• Exercise prompt
Exclude the pictures and reproduce the remaining data exactly as written.

• Data excerpt
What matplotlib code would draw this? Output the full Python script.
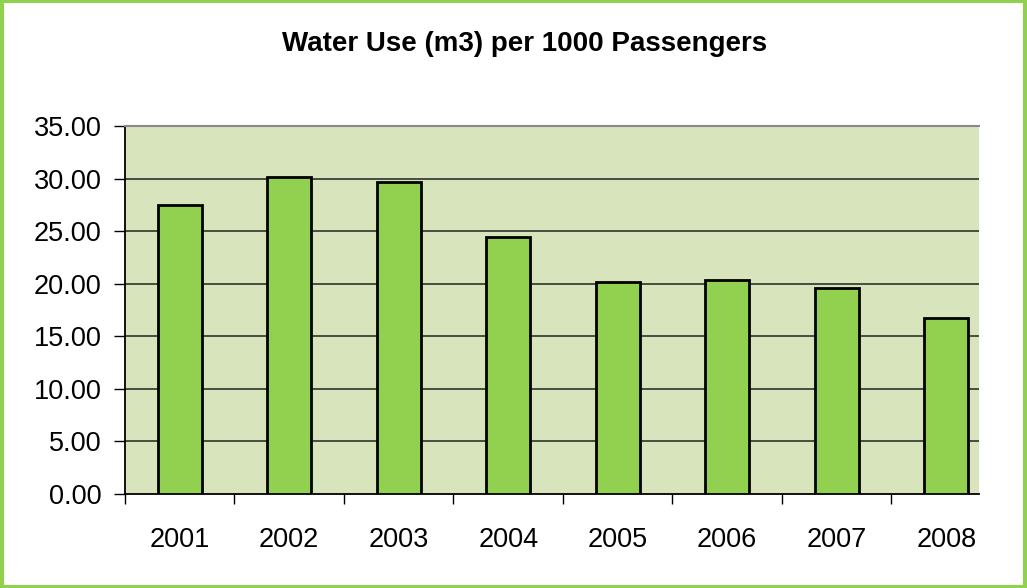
import matplotlib
matplotlib.use("Agg")
import matplotlib.pyplot as plt
from matplotlib.patches import Rectangle
import numpy as np

years = ["2001", "2002", "2003", "2004", "2005", "2006", "2007", "2008"]
water_use = [27.5, 30.15, 29.7, 24.45, 20.2, 20.35, 19.6, 16.75]
y_ticks = [0, 5, 10, 15, 20, 25, 30, 35]

plt.rcParams['font.family'] = ['Liberation Sans', 'DejaVu Sans']

fig = plt.figure(figsize=(10.27, 5.88), dpi=100)
ax = fig.add_axes([0.1217, 0.1599, 0.8316, 0.6258])
ax.set_facecolor('#D8E4BC')

x = np.arange(len(years))
ax.bar(x, water_use, width=0.40, color='#92D050', edgecolor='black',
       linewidth=2, zorder=3)

# plot area is cut short on the right, as in the original chart
ax.set_xlim(-0.5, 7.3)
ax.set_ylim(0, 35)
ax.set_yticks(y_ticks)
ax.set_yticklabels([f"{v:.2f}" for v in y_ticks], fontsize=19.5)
for v in y_ticks[1:-1]:
    ax.axhline(v, color='#3a4238', linewidth=1.3, zorder=1)

# category labels centred, tick marks on the boundaries
ax.set_xticks(np.arange(len(years)) - 0.5)
ax.set_xticklabels([])
ax.set_xticks(x, minor=True)
ax.set_xticklabels(years, minor=True, fontsize=19.5)
ax.tick_params(axis='x', which='minor', length=0, pad=24)
ax.tick_params(axis='x', which='major', length=7, width=1, direction='out')
ax.tick_params(axis='y', length=8, width=1, direction='out', pad=9)

ax.spines['right'].set_visible(False)
ax.spines['top'].set_color('#888888')
ax.spines['top'].set_linewidth(1.5)
ax.spines['left'].set_linewidth(1.3)
ax.spines['bottom'].set_linewidth(1.3)

fig.text(0.511, 0.926, "Water Use (m3) per 1000 Passengers",
         ha='center', va='center', fontsize=20, fontweight='bold')

# green frame round the whole chart
fig.patches.append(Rectangle((0.0015, 0.0025), 0.997, 0.995, transform=fig.transFigure,
                             fill=False, edgecolor='#92D050', linewidth=3))

fig.savefig("out.png", dpi=100, facecolor='white')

• Complete answer
What matplotlib code would draw this? Output the full Python script.
import matplotlib
matplotlib.use("Agg")
import matplotlib.pyplot as plt
from matplotlib.patches import Rectangle
import numpy as np

years = ["2001", "2002", "2003", "2004", "2005", "2006", "2007", "2008"]
water_use = [27.5, 30.15, 29.7, 24.45, 20.2, 20.35, 19.6, 16.75]
y_ticks = [0, 5, 10, 15, 20, 25, 30, 35]

plt.rcParams['font.family'] = ['Liberation Sans', 'DejaVu Sans']

fig = plt.figure(figsize=(10.27, 5.88), dpi=100)
ax = fig.add_axes([0.1217, 0.1599, 0.8316, 0.6258])
ax.set_facecolor('#D8E4BC')

x = np.arange(len(years))
ax.bar(x, water_use, width=0.40, color='#92D050', edgecolor='black',
       linewidth=2, zorder=3)

# plot area is cut short on the right, as in the original chart
ax.set_xlim(-0.5, 7.3)
ax.set_ylim(0, 35)
ax.set_yticks(y_ticks)
ax.set_yticklabels([f"{v:.2f}" for v in y_ticks], fontsize=19.5)
for v in y_ticks[1:-1]:
    ax.axhline(v, color='#3a4238', linewidth=1.3, zorder=1)

# category labels centred, tick marks on the boundaries
ax.set_xticks(np.arange(len(years)) - 0.5)
ax.set_xticklabels([])
ax.set_xticks(x, minor=True)
ax.set_xticklabels(years, minor=True, fontsize=19.5)
ax.tick_params(axis='x', which='minor', length=0, pad=24)
ax.tick_params(axis='x', which='major', length=7, width=1, direction='out')
ax.tick_params(axis='y', length=8, width=1, direction='out', pad=9)

ax.spines['right'].set_visible(False)
ax.spines['top'].set_color('#888888')
ax.spines['top'].set_linewidth(1.5)
ax.spines['left'].set_linewidth(1.3)
ax.spines['bottom'].set_linewidth(1.3)

fig.text(0.511, 0.926, "Water Use (m3) per 1000 Passengers",
         ha='center', va='center', fontsize=20, fontweight='bold')

# green frame round the whole chart
fig.patches.append(Rectangle((0.0015, 0.0025), 0.997, 0.995, transform=fig.transFigure,
                             fill=False, edgecolor='#92D050', linewidth=3))

fig.savefig("out.png", dpi=100, facecolor='white')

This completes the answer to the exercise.